8. Personal Information Protection Law (2003)
The purpose of this law is to protect the rights and interests of individuals while taking consideration of the usefulness of personal information, in view of a remarkable increase in the use of personal information due to development of the advanced information and communications society. The law prescribes the duties to be observed by entities handling personal information such as: specification of the purpose of use, proper acquisition, notice of the purpose of use at the time of acquisition, security control measures, supervision of the third party vendors, restriction of provision to third parties, disclosure, correction, stoppage of the use of personal information, etc.
9. Financial Instruments and Exchange Law (2006)

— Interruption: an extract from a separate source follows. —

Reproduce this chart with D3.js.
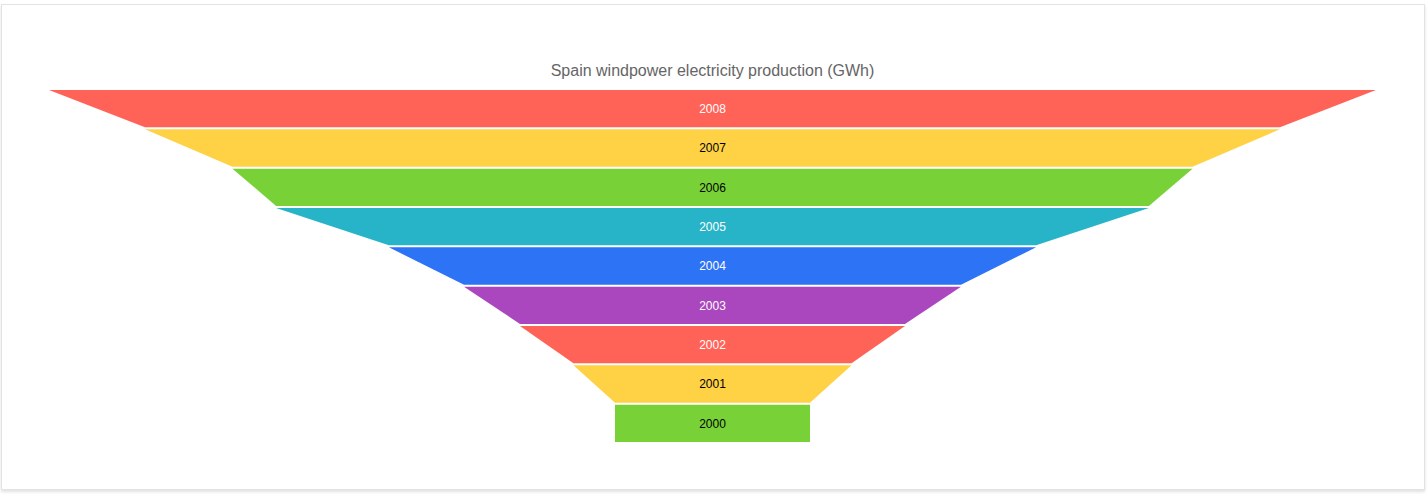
<!DOCTYPE html>
<html><head><meta charset="utf-8">
<script src="https://cdn.jsdelivr.net/npm/d3@7"></script>
<style>
html,body{margin:0;padding:0;background:#fff;}
#card{position:absolute;left:1px;top:4px;width:1422px;height:484px;border:1px solid #e3e3e3;box-shadow:0 2px 3px rgba(0,0,0,0.12);background:#fff;}
svg{position:absolute;left:0;top:0;}
</style></head>
<body>
<div id="card"></div>
<svg id="chart" width="1427" height="494"></svg>
<script>
const categories = ["2008","2007","2006","2005","2004","2003","2002","2001","2000"];
const values = [31777, 27180, 22990, 20900, 15500, 11900, 9220, 6660, 4670];
const colors = ["#ff6358","#ffd246","#78d237","#28b4c8","#2d73f5","#aa46be","#ff6358","#ffd246","#78d237"];
const labelColors = ["#ffffff","#000000","#000000","#ffffff","#ffffff","#ffffff","#ffffff","#000000","#000000"];
const title = "Spain windpower electricity production (GWh)";

(function(){
const svg = d3.select("#chart");
const cx = 712.5, yTop = 90, yBottom = 444, gap = 2;
const w = d3.scaleLinear().domain([0, d3.max(values)]).range([0, 1327]);
const y = d3.scaleBand().domain(categories).range([yTop, yBottom]).paddingInner(0);
const h = y.bandwidth();

svg.append("text").attr("x", cx).attr("y", 76).attr("text-anchor","middle")
  .attr("font-family","Liberation Sans, Arial, sans-serif").attr("font-size",16)
  .attr("fill","#656565").text(title);

const g = svg.append("g");
categories.forEach((c, i) => {
  const tw = w(values[i]);
  const bw = i < values.length - 1 ? w(values[i+1]) : tw;
  const y0 = y(c), y1 = y0 + h - gap;
  const pts = [[cx - tw/2, y0],[cx + tw/2, y0],[cx + bw/2, y1],[cx - bw/2, y1]];
  g.append("path").attr("d", d3.line()(pts) + "Z").attr("fill", colors[i]);
  g.append("text").attr("x", cx).attr("y", y0 + (h - gap)/2).attr("dy","0.35em")
    .attr("text-anchor","middle").attr("font-family","Liberation Sans, Arial, sans-serif")
    .attr("font-size",12).attr("fill", labelColors[i]).text(c);
});
})();
</script>
</body></html>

This law aims at establishing comprehensive and cross-sectional rules for user protection and to develop an environment where users can invest with confidence, thus responding to changes surrounding the financial and capital markets. Under the law, firms dealing with financial instruments are required to comply with the following rules of conduct (rules for sales and solicitation), which also apply to some insurance products: regulation on advertisements, obligation to deliver documents in a written format before/at the time of making a contract, various examples of prohibited conduct such as delivery of false information, prohibition of loss compensation, etc.